Ma che cosa nasconde questo silenzio? Quali segreti inconfessabili custodisce Marcello Dell’Utri, tali da incastrare Silvio Berlusconi in qualcosa di enorme come quello di esser stato, per la presa del potere, mandante di stragi? Occorre ricordare subito che, fin da quando Luca Tescaroli era un semplice pubblico ministero di Caltanissetta, lui e i suoi colleghi ci hanno provato già quattro volte. E per quattro volte, su richiesta delle stesse procure, l’inchiesta è stata archiviata in Sicilia. Poi nel 2017 il pm è arrivato come procuratore aggiunto a Firenze, una della città, insieme a Milano e Roma, delle bombe del 1993. E ci ha riprovato. Pervicacia? Ossessione? Il punto di partenza è sempre lo stesso, un’intercettazione in carcere del boss Giuseppe Graviano su una “bella cosa ” che gli sarebbe stato richiesto di fare. Il resto è tutto intuizione, deduzione, sospetto, fantasia politica antistorica. Forza Italia sarebbe nata per favorire Cosa Nostra in Parlamento con provvedimenti in favore della mafia, come per esempio l’abolizione del 41-bis nelle carceri. E già, ma fu proprio il primo governo Berlusconi invece a rendere permanente quel provvedimento che era fino a quel momento provvisorio e contingente. Poi si costruiscono storicamente due avvenimenti del 1994. Il fallito attentato di Cosa Nostra a Roma all’Olimpico il 23 gennaio e addirittura l’uccisione di due carabinieri in Calabria. Questi eventi sarebbero serviti a favorire la vittoria di Berlusconi e del centrodestra nelle elezioni del 28 marzo. Ai procuratori fiorentini si sono affiancati in questo tipo di ricostruzione anche magistrati di un’atra regione, la Calabria, su iniziativa del capo della Dda di Reggio, Federico Cafiero de Raho e all’aggiunto Giuseppe Lombardo. Il quale nelle due requisitorie di primo e secondo grado del processo “’ndrangheta stragista” deliziò gli astanti con questa parole: Achille Occhetto era “l’unico interlocutore di sinistra che ha una capacità aggregante” e che nella previsione elettorale “parla come se non avesse avversari”. Ecco quindi che la mafia interviene. Come? Uccidendo due carabinieri in Calabria. Il che avrebbe indotto mezza Italia a votare Berlusconi per bloccare Occhetto. La forzatura serve ad arrivare fino alla data elettorale.
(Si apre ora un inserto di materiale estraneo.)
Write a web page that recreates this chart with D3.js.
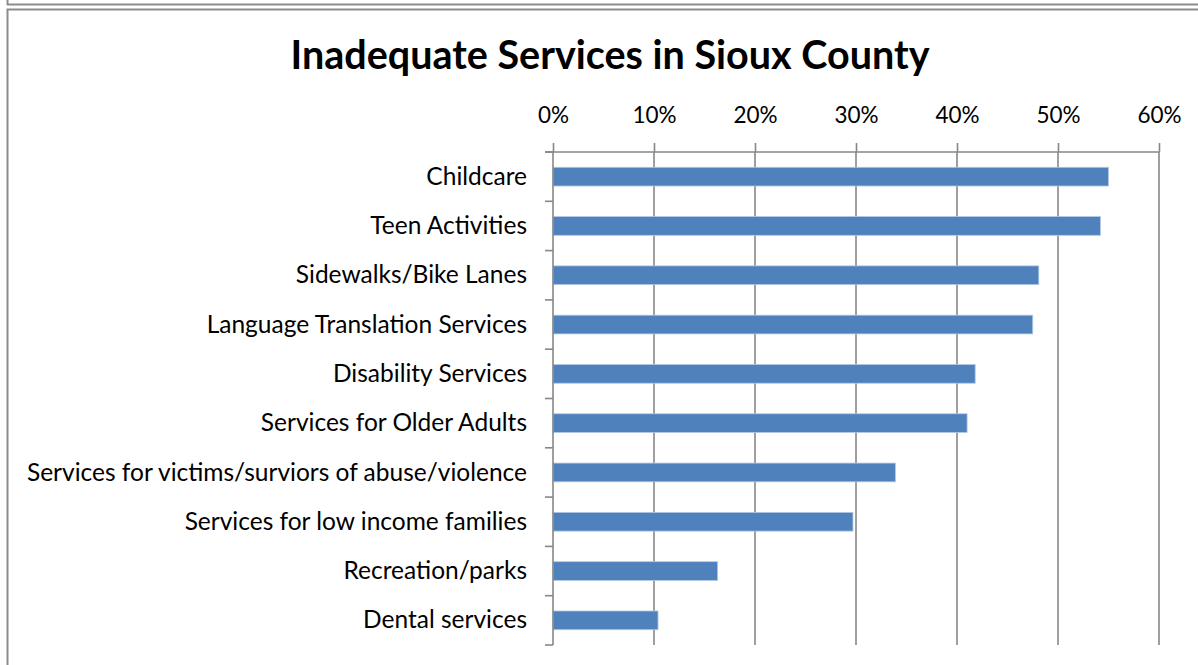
<!DOCTYPE html>
<html>
<head>
<meta charset="utf-8">
<script src="https://cdn.jsdelivr.net/npm/d3@7"></script>
<style>
  body { margin: 0; background: #fff; }
  svg { display: block; font-family: Lato, "Open Sans", sans-serif; }
</style>
</head>
<body>
<svg width="1198" height="665"></svg>
<script>
var categories = [
  "Childcare",
  "Teen Activities",
  "Sidewalks/Bike Lanes",
  "Language Translation Services",
  "Disability Services",
  "Services for Older Adults",
  "Services for victims/surviors of abuse/violence",
  "Services for low income families",
  "Recreation/parks",
  "Dental services"
];
var values = [0.55, 0.542, 0.481, 0.475, 0.418, 0.41, 0.339, 0.297, 0.163, 0.104];
var tickValues = [0, 0.1, 0.2, 0.3, 0.4, 0.5, 0.6];
var title = "Inadequate Services in Sioux County";

var svg = d3.select("svg");
var gridColor = "#878787";

// frame: bottom of previous box + top/left of chart box
svg.append("line")
  .attr("x1", 7).attr("x2", 1198).attr("y1", 4.5).attr("y2", 4.5)
  .attr("stroke", "#8c8c8c").attr("stroke-width", 2);
svg.append("line")
  .attr("x1", 7.5).attr("x2", 7.5).attr("y1", 0).attr("y2", 5)
  .attr("stroke", "#8c8c8c").attr("stroke-width", 2);
svg.append("path")
  .attr("d", "M7.5,665V9.5H1198")
  .attr("fill", "none")
  .attr("stroke", "#8c8c8c").attr("stroke-width", 2);

svg.append("text")
  .attr("x", 610).attr("y", 69)
  .attr("text-anchor", "middle")
  .attr("font-weight", "bold")
  .attr("font-size", 39.5)
  .attr("fill", "#000")
  .text(title);

var plotTop = 152, plotBottom = 645;
var x = d3.scaleLinear().domain([0, 0.6]).range([553, 1159]);
var y = d3.scaleBand().domain(categories).range([plotTop, plotBottom])
  .paddingInner(0.62).paddingOuter(0.31);
var yEdge = d3.scaleBand().domain(categories).range([plotTop, plotBottom]);

// vertical gridlines
svg.append("g").selectAll("line")
  .data(tickValues.slice(1)).enter()
  .append("line")
  .attr("x1", function(d) { return x(d); })
  .attr("x2", function(d) { return x(d); })
  .attr("y1", plotTop).attr("y2", plotBottom)
  .attr("stroke", gridColor).attr("stroke-width", 1.6);

// top axis
var xAxis = d3.axisTop(x)
  .tickValues(tickValues)
  .tickFormat(d3.format(".0%"))
  .tickSizeInner(9).tickSizeOuter(0).tickPadding(20);
var axisXG = svg.append("g")
  .attr("transform", "translate(0," + plotTop + ")")
  .call(xAxis);
axisXG.select(".domain").remove();
axisXG.selectAll(".tick line").attr("stroke", gridColor).attr("stroke-width", 1.6);
axisXG.selectAll(".tick text")
  .attr("font-family", "Lato, sans-serif")
  .attr("font-size", 22.5).attr("fill", "#000");
axisXG.append("line")
  .attr("x1", x(0) - 8).attr("x2", x(0.6)).attr("y1", 0).attr("y2", 0)
  .attr("stroke", gridColor).attr("stroke-width", 1.6);

// bars
svg.append("g").selectAll("rect")
  .data(values).enter()
  .append("rect")
  .attr("x", x(0))
  .attr("y", function(d, i) { return y(categories[i]); })
  .attr("width", function(d) { return x(d) - x(0); })
  .attr("height", y.bandwidth())
  .attr("fill", "#4f81bd")
  .attr("stroke", "#b3c9e3")
  .attr("stroke-width", 0.8);

// category axis
var axisYG = svg.append("g");
axisYG.append("line")
  .attr("x1", x(0)).attr("x2", x(0)).attr("y1", plotTop).attr("y2", plotBottom)
  .attr("stroke", gridColor).attr("stroke-width", 1.6);
axisYG.selectAll(".edge")
  .data(categories.concat(["end"])).enter()
  .append("line")
  .attr("class", "edge")
  .attr("x1", x(0) - 8).attr("x2", x(0))
  .attr("y1", function(d, i) { return plotTop + i * yEdge.step(); })
  .attr("y2", function(d, i) { return plotTop + i * yEdge.step(); })
  .attr("stroke", gridColor).attr("stroke-width", 1.6);
axisYG.selectAll("text")
  .data(categories).enter()
  .append("text")
  .attr("x", 527)
  .attr("y", function(d) { return yEdge(d) + yEdge.bandwidth() / 2; })
  .attr("dy", "0.33em")
  .attr("text-anchor", "end")
  .attr("font-size", 24.5)
  .attr("fill", "#000")
  .text(function(d) { return d; });
</script>
</body>
</html>
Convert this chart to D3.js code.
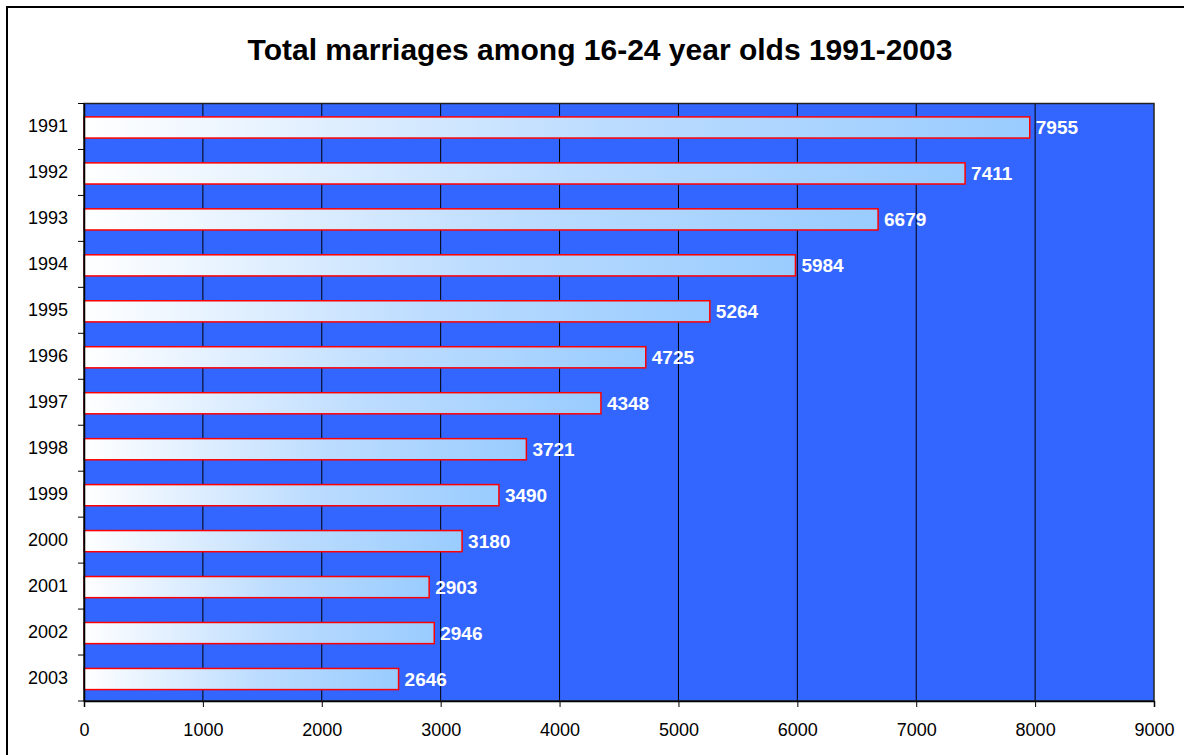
<!DOCTYPE html>
<html>
<head>
<meta charset="utf-8">
<script src="https://cdn.jsdelivr.net/npm/d3@7"></script>
<style>
  body { margin: 0; background: #fff; }
  svg { display: block; font-family: "Liberation Sans", Arial, sans-serif; }
</style>
</head>
<body>
<div id="chart"></div>
<script>
const years = ['1991', '1992', '1993', '1994', '1995', '1996', '1997', '1998', '1999', '2000', '2001', '2002', '2003'];
const marriages = [7955, 7411, 6679, 5984, 5264, 4725, 4348, 3721, 3490, 3180, 2903, 2946, 2646];
const xTicks = [0, 1000, 2000, 3000, 4000, 5000, 6000, 7000, 8000, 9000];

const width = 1184, height = 755;
const margin = { top: 103.5, left: 84 };
const innerW = 1154 - margin.left;
const innerH = 701 - margin.top;

const svg = d3.select('#chart').append('svg')
  .attr('width', width)
  .attr('height', height);

// outer chart frame (runs off the right and bottom edge)
svg.append('rect')
  .attr('x', 7).attr('y', 7)
  .attr('width', width + 10).attr('height', height + 10)
  .attr('fill', '#fff')
  .attr('stroke', '#000')
  .attr('stroke-width', 2);

svg.append('text')
  .attr('x', 600).attr('y', 60)
  .attr('text-anchor', 'middle')
  .style('font-size', '30px')
  .style('font-weight', 'bold')
  .text('Total marriages among 16-24 year olds 1991-2003');

const defs = svg.append('defs');
const grad = defs.append('linearGradient')
  .attr('id', 'barGrad')
  .attr('x1', '0%').attr('x2', '100%')
  .attr('y1', '0%').attr('y2', '0%');
grad.append('stop').attr('offset', '0%').attr('stop-color', '#ffffff');
grad.append('stop').attr('offset', '55%').attr('stop-color', '#bcdcff');
grad.append('stop').attr('offset', '100%').attr('stop-color', '#99ccff');

const g = svg.append('g')
  .attr('transform', `translate(${margin.left},${margin.top})`);

const x = d3.scaleLinear().domain([0, 9000]).range([0, innerW]);
const y = d3.scaleBand().domain(years).range([0, innerH]).paddingInner(0.54).paddingOuter(0.27);

g.append('rect')
  .attr('width', innerW).attr('height', innerH)
  .attr('fill', '#3366ff');

// vertical gridlines
g.selectAll('.grid')
  .data(xTicks.slice(1, -1))
  .enter().append('line')
  .attr('class', 'grid')
  .attr('x1', d => x(d)).attr('x2', d => x(d))
  .attr('y1', 0).attr('y2', innerH)
  .attr('stroke', '#000')
  .attr('stroke-width', 1);

g.selectAll('.bar')
  .data(marriages)
  .enter().append('rect')
  .attr('class', 'bar')
  .attr('x', 0)
  .attr('y', (d, i) => y(years[i]) + 1)
  .attr('width', d => x(d))
  .attr('height', y.bandwidth())
  .attr('fill', 'url(#barGrad)')
  .attr('stroke', '#ff0000')
  .attr('stroke-width', 1.5);

g.selectAll('.val')
  .data(marriages)
  .enter().append('text')
  .attr('class', 'val')
  .attr('x', d => x(d) + 6)
  .attr('y', (d, i) => y(years[i]) + 1 + y.bandwidth() / 2)
  .attr('dy', '0.36em')
  .attr('fill', '#fff')
  .style('font-size', '19px')
  .style('font-weight', 'bold')
  .text(d => d);

g.append('rect')
  .attr('width', innerW).attr('height', innerH)
  .attr('fill', 'none')
  .attr('stroke', '#222')
  .attr('stroke-width', 1.5);

// axes
const xAxis = g.append('g')
  .attr('transform', `translate(0,${innerH})`)
  .call(d3.axisBottom(x).tickValues(xTicks).tickSize(6).tickPadding(16).tickFormat(d3.format('d')));
xAxis.select('.domain').attr('stroke', '#000').attr('stroke-width', 1.5);
xAxis.selectAll('text').style('font-size', '18px').attr('fill', '#000');

const yAxis = g.append('g')
  .call(d3.axisLeft(y).tickSize(0).tickPadding(16));
yAxis.select('.domain').attr('stroke', '#000').attr('stroke-width', 1.5);
yAxis.selectAll('text').style('font-size', '18px').attr('fill', '#000');

// y tick marks at band boundaries
const step = innerH / years.length;
g.selectAll('.ytick')
  .data(d3.range(years.length + 1))
  .enter().append('line')
  .attr('class', 'ytick')
  .attr('x1', -6).attr('x2', 0)
  .attr('y1', d => d * step).attr('y2', d => d * step)
  .attr('stroke', '#000');
</script>
</body>
</html>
Ma pare che manchi ancora un personaggio a questa storia, Salvatore Baiardo. Pare sia stato dimenticato. Eppure per mesi non si è parlato d’atro, mentre andava nelle trasmissioni condotte da Massimo Giletti a dire di aver visto una foto in cui Berlusconi era a braccetto proprio con Graviano. Quella foto nessuno l’ha vista, ma è stata utile a tenere aperta, come una fisarmonica, l’inchiesta di Firenze, che si avviava alla quinta chiusura. Nei confronti di Baiardo a un certo punto c’stata la richiesta della procura di arresto per calunnia nei confronti di Giletti, respinta dal gip e poi confermata dal tribunale del riesame. Ora si attende la seduta della cassazione del 4 aprile. Ma pare che l’argomento non interessi più né i giornalisti di professione mafiologi né il palazzo di giustizia di Firenze. Del resto Berlusconi non c’è più, Tescaroli e Nannucci neanche. Quinta archiviazione dunque? O l’ossessione è già stata trasferita su Dell’Utri?